In practice, that philosophy is an interesting combination of simplicity and advanced technology. Red Caboose uses geothermal cooling and heating, solar energy, rainwater harvesting, composting and recycling.
“We designed the winery to be energy efficient and sustainable,” McKibben says. The Red Caboose is the only winery in Texas, and perhaps the country, to cool, refrigerate and chill with geothermal, which means they are using the earth’s energy.
The Water Issue
The winery harvests rainwater and keeps about 20,000 gallons in tanks on site.
“All of that comes from our roofs,” McKibben says.
McKibben says that most of the winery’s water comes from wells. During a normal summer, the collected rainwater supplements the irrigation needs and eases the stress on the wells.
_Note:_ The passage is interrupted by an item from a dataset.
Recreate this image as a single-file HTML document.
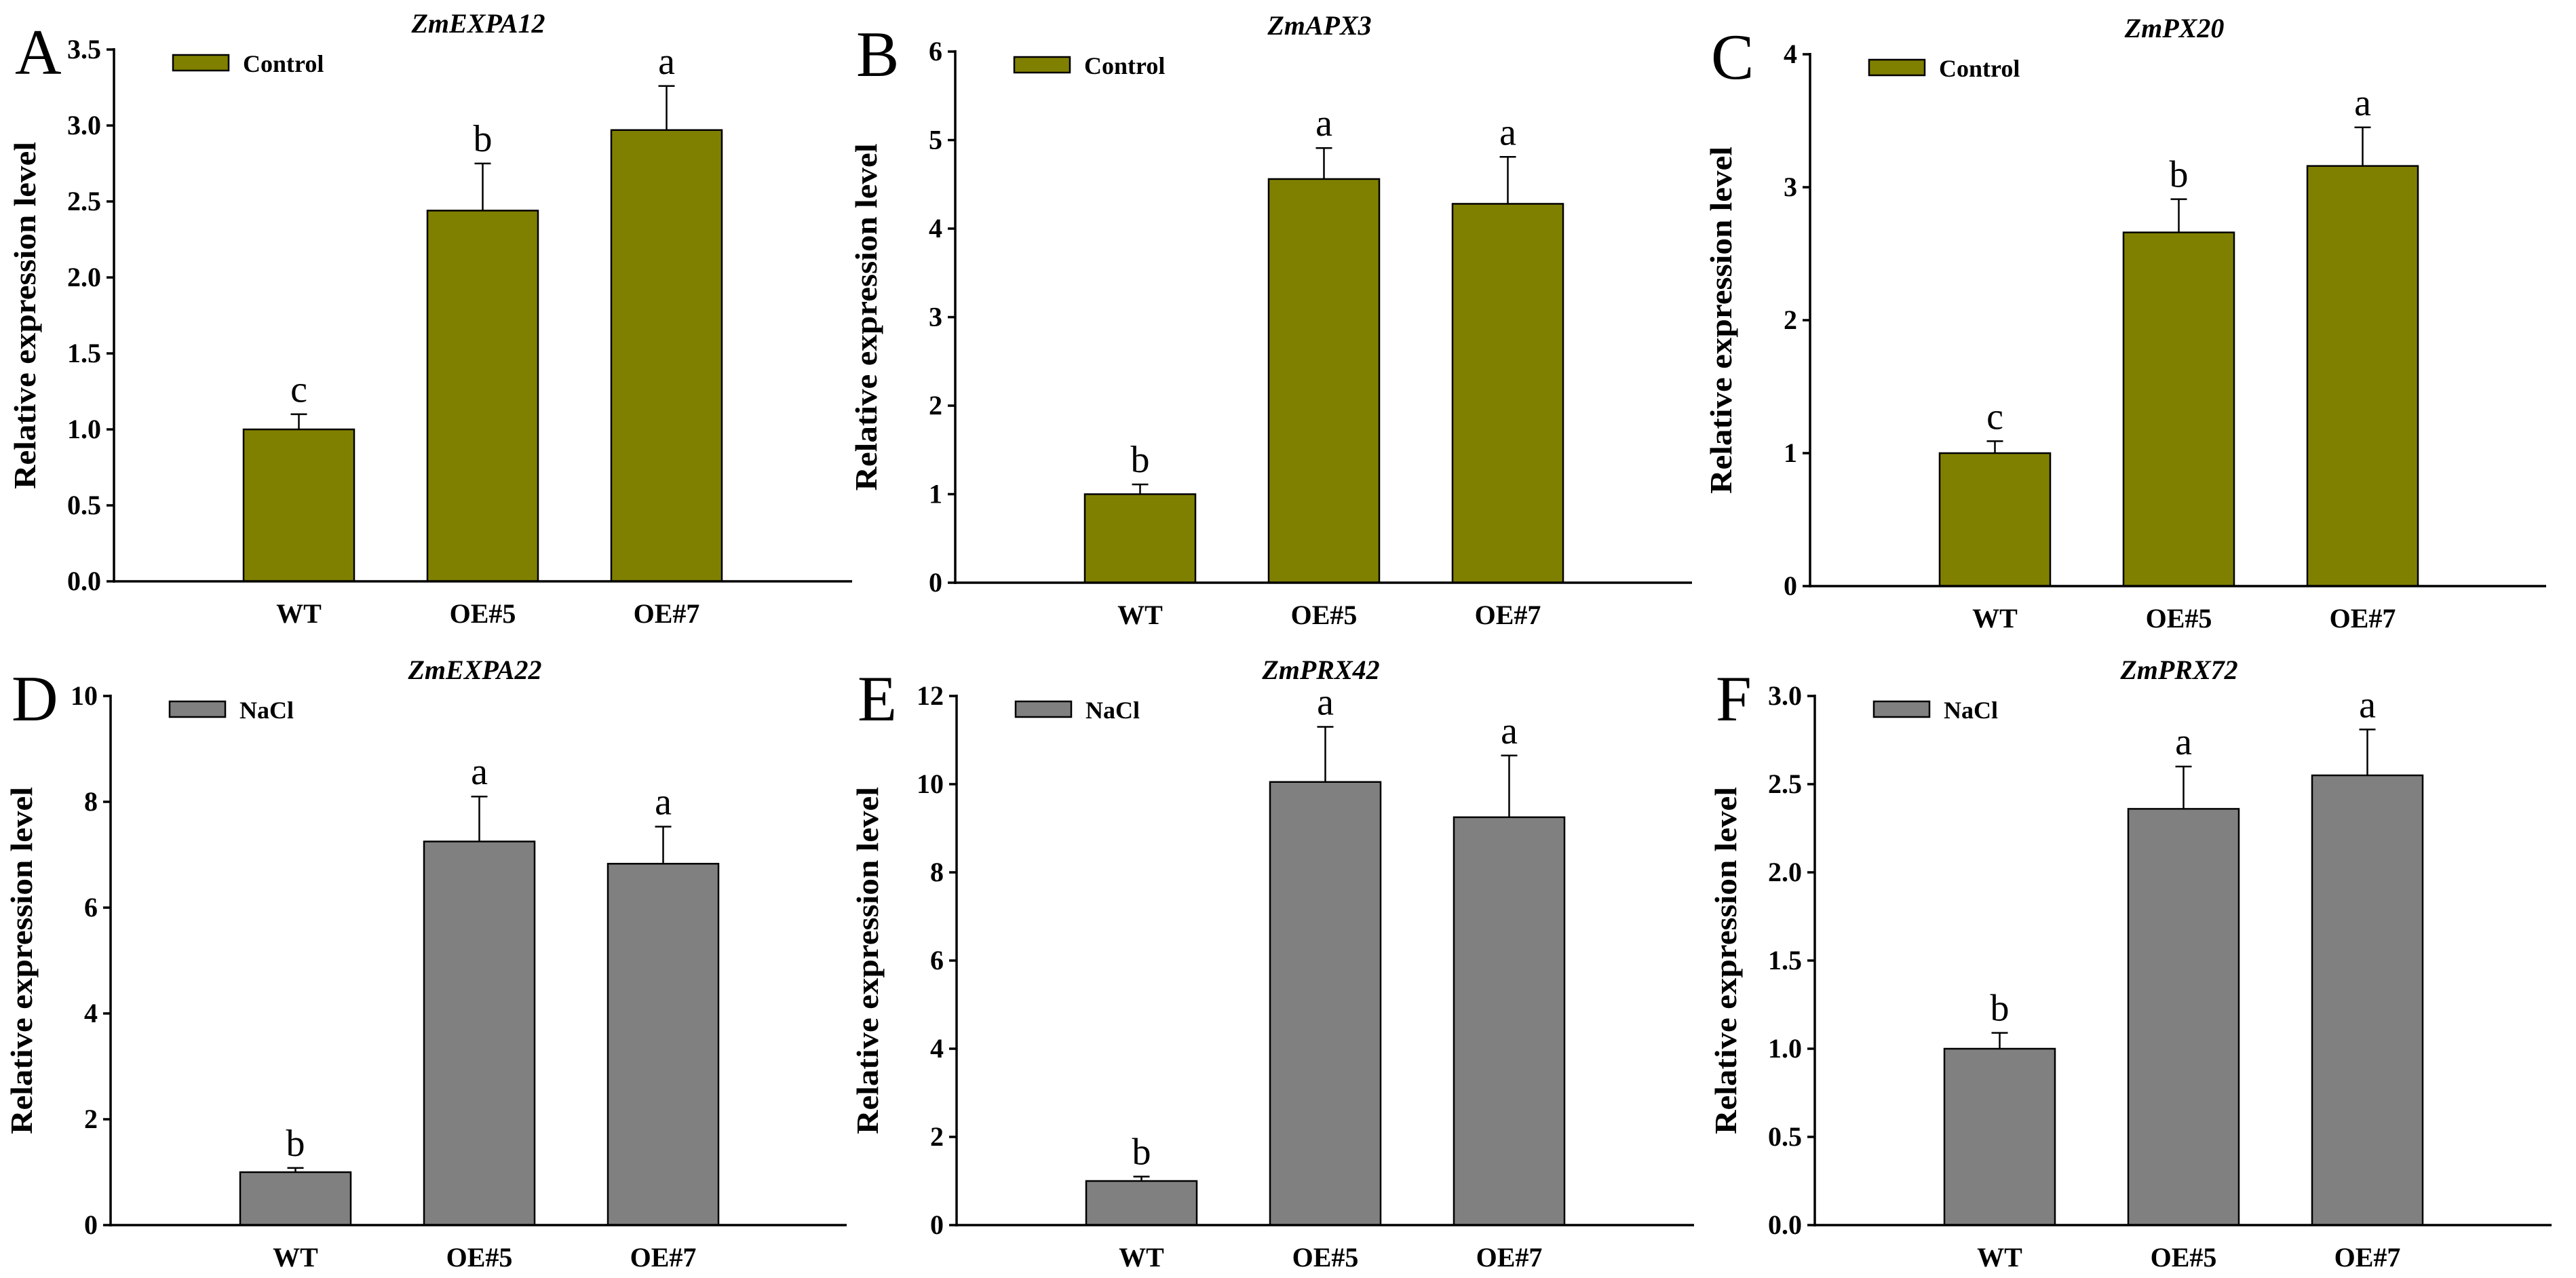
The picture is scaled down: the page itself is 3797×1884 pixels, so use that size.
<!DOCTYPE html>
<html><head><meta charset="utf-8"><style>
html,body{margin:0;padding:0;background:#fff;}
svg{display:block;font-family:"Liberation Serif",serif;}
</style></head><body>
<svg id="fig" width="3797" height="1884" viewBox="0 0 3797 1884" xmlns="http://www.w3.org/2000/svg"></svg>
<script>
const categories = ["WT","OE#5","OE#7"];
const valuesA = [1.0, 2.44, 2.97]; const errA = [0.10, 0.31, 0.29]; const lettersA = ["c","b","a"];
const valuesB = [1.0, 4.56, 4.28]; const errB = [0.11, 0.35, 0.53]; const lettersB = ["b","a","a"];
const valuesC = [1.0, 2.66, 3.16]; const errC = [0.09, 0.25, 0.29]; const lettersC = ["c","b","a"];
const valuesD = [1.0, 7.25, 6.83]; const errD = [0.08, 0.85, 0.70]; const lettersD = ["b","a","a"];
const valuesE = [1.0, 10.05, 9.25]; const errE = [0.10, 1.25, 1.40]; const lettersE = ["b","a","a"];
const valuesF = [1.0, 2.36, 2.55]; const errF = [0.09, 0.24, 0.26]; const lettersF = ["b","a","a"];
const ticksA = ["0.0","0.5","1.0","1.5","2.0","2.5","3.0","3.5"];
const ticksB = ["0","1","2","3","4","5","6"];
const ticksC = ["0","1","2","3","4"];
const ticksD = ["0","2","4","6","8","10"];
const ticksE = ["0","2","4","6","8","10","12"];
const ticksF = ["0.0","0.5","1.0","1.5","2.0","2.5","3.0"];

const NS="http://www.w3.org/2000/svg";
const svg=document.getElementById('fig');
function mk(tag,attrs,parent,text){const e=document.createElementNS(NS,tag);for(const k in attrs)e.setAttribute(k,attrs[k]);if(text!==undefined)e.textContent=text;(parent||svg).appendChild(e);return e;}

const panels=[
 {id:"a",letter:"A",title:"ZmEXPA12",legend:"Control",color:"#808000",ax:168,top:73,zero:857,right:1256,vals:valuesA,errs:errA,lets:lettersA,ticks:ticksA},
 {id:"b",letter:"B",title:"ZmAPX3",legend:"Control",color:"#808000",ax:1408,top:76,zero:859,right:2494,vals:valuesB,errs:errB,lets:lettersB,ticks:ticksB},
 {id:"c",letter:"C",title:"ZmPX20",legend:"Control",color:"#808000",ax:2668,top:80,zero:864,right:3753,vals:valuesC,errs:errC,lets:lettersC,ticks:ticksC},
 {id:"d",letter:"D",title:"ZmEXPA22",legend:"NaCl",color:"#808080",ax:163,top:1026,zero:1806,right:1248,vals:valuesD,errs:errD,lets:lettersD,ticks:ticksD},
 {id:"e",letter:"E",title:"ZmPRX42",legend:"NaCl",color:"#808080",ax:1410,top:1026,zero:1806,right:2497,vals:valuesE,errs:errE,lets:lettersE,ticks:ticksE},
 {id:"f",letter:"F",title:"ZmPRX72",legend:"NaCl",color:"#808080",ax:2675,top:1026,zero:1806,right:3761,vals:valuesF,errs:errF,lets:lettersF,ticks:ticksF}
];

panels.forEach(p=>{
  const g=mk('g',{});
  
  
  const tickNums=p.ticks.map(Number);
  const ymax=tickNums[tickNums.length-1];
  const y=v=>p.zero-(v/ymax)*(p.zero-p.top);
  const xStart=i=>p.ax+191+i*271;
  const bw=163;
  p.vals.forEach((v,i)=>{
    const r=mk('rect',{x:xStart(i),y:y(v),width:bw,height:p.zero-y(v),fill:p.color,stroke:"#000","stroke-width":2.5},g);
    
    
    const cx=xStart(i)+bw/2;
    const eb=mk('g',{},g);
    
    
    const ey=y(v+p.errs[i]);
    mk('line',{x1:cx,y1:y(v),x2:cx,y2:ey,stroke:"#000","stroke-width":2.5},eb);
    mk('line',{x1:cx-12,y1:ey,x2:cx+12,y2:ey,stroke:"#000","stroke-width":2.5},eb);
    const lt=mk('text',{x:cx,y:ey-18,"text-anchor":"middle","font-size":56},g,p.lets[i]);
    
    
    const xl=mk('text',{x:cx,y:p.zero+61,"text-anchor":"middle","font-size":40,"font-weight":"bold"},g,categories[i]);
    
    
  });
  const ya=mk('line',{x1:p.ax,y1:p.top-2,x2:p.ax,y2:p.zero+2,stroke:"#000","stroke-width":3.5},g);
  
  
  const xa=mk('line',{x1:p.ax-2,y1:p.zero,x2:p.right,y2:p.zero,stroke:"#000","stroke-width":3.5},g);
  
  
  p.ticks.forEach((t,k)=>{
    const ty=y(tickNums[k]);
    mk('line',{x1:p.ax-11,y1:ty,x2:p.ax,y2:ty,stroke:"#000","stroke-width":3.5},g);
    const tl=mk('text',{x:p.ax-19,y:ty+13,"text-anchor":"end","font-size":40,"font-weight":"bold"},g,t);
    
    
  });
  const midY=(p.top+p.zero)/2;
  const bx=p.ax-116;
  const yt=mk('text',{x:bx,y:midY,"text-anchor":"middle","font-size":46,"font-weight":"bold",transform:`rotate(-90 ${bx} ${midY})`,textLength:512,lengthAdjust:"spacingAndGlyphs"},g,"Relative expression level");
  
  
  const tt=mk('text',{x:p.ax+537,y:p.top-25,"text-anchor":"middle","font-size":40,"font-weight":"bold","font-style":"italic"},g,p.title);
  
  
  const pl=mk('text',{x:p.ax-146,y:p.top+36,"font-size":95},g,p.letter);
  
  
  const lg=mk('g',{},g);
  
  
  mk('rect',{x:p.ax+87,y:p.top+8,width:82,height:23,fill:p.color,stroke:"#000","stroke-width":2.5},lg);
  mk('text',{x:p.ax+190,y:p.top+33,"font-size":36,"font-weight":"bold"},lg,p.legend);
});
</script>
</body></html>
During a drought, the rainwater collection system becomes even more vital.
The availability of water is a growing issue in agriculture across the country. McKibben has done the math and knows that, in the past nine years, more than 8.8 million gallons of water have fallen on the winery’s roofs.
“We’re going to start saving even more of that water,” he says. “That not only saves money on our irrigation, but it saves money on electricity to pump water, and the grapes get a good source of high-nitrogen, neutral-pH water.
It’s better than well water.” Gravity moves the rainwater from the storage tanks through the irrigation system.
“We do the same thing in our winemaking,” he says. “We transfer our wine through gravity, which preserves the quality of the wine.”
Chilling And Heating
Using the earth to chill and the sun to provide electricity may be a high-tech approach, but it’s also a simplistic approach, McKibben says.
In fact, when McKibben first began researching the art of winemaking, he found himself inspired by the earliest principles of wine-making. He read antique books and looked into the methods used more than 100 years ago.
“Electricity has only been around 130 years, but wine has been around for 6,000,” he explains. “That’s where we got started. We went back to the basics of making wine and focused on growing the healthiest, best quality grapes we can possibly grow. You can make wine without electricity, but you can’t make a good bottle of wine with bad grapes.”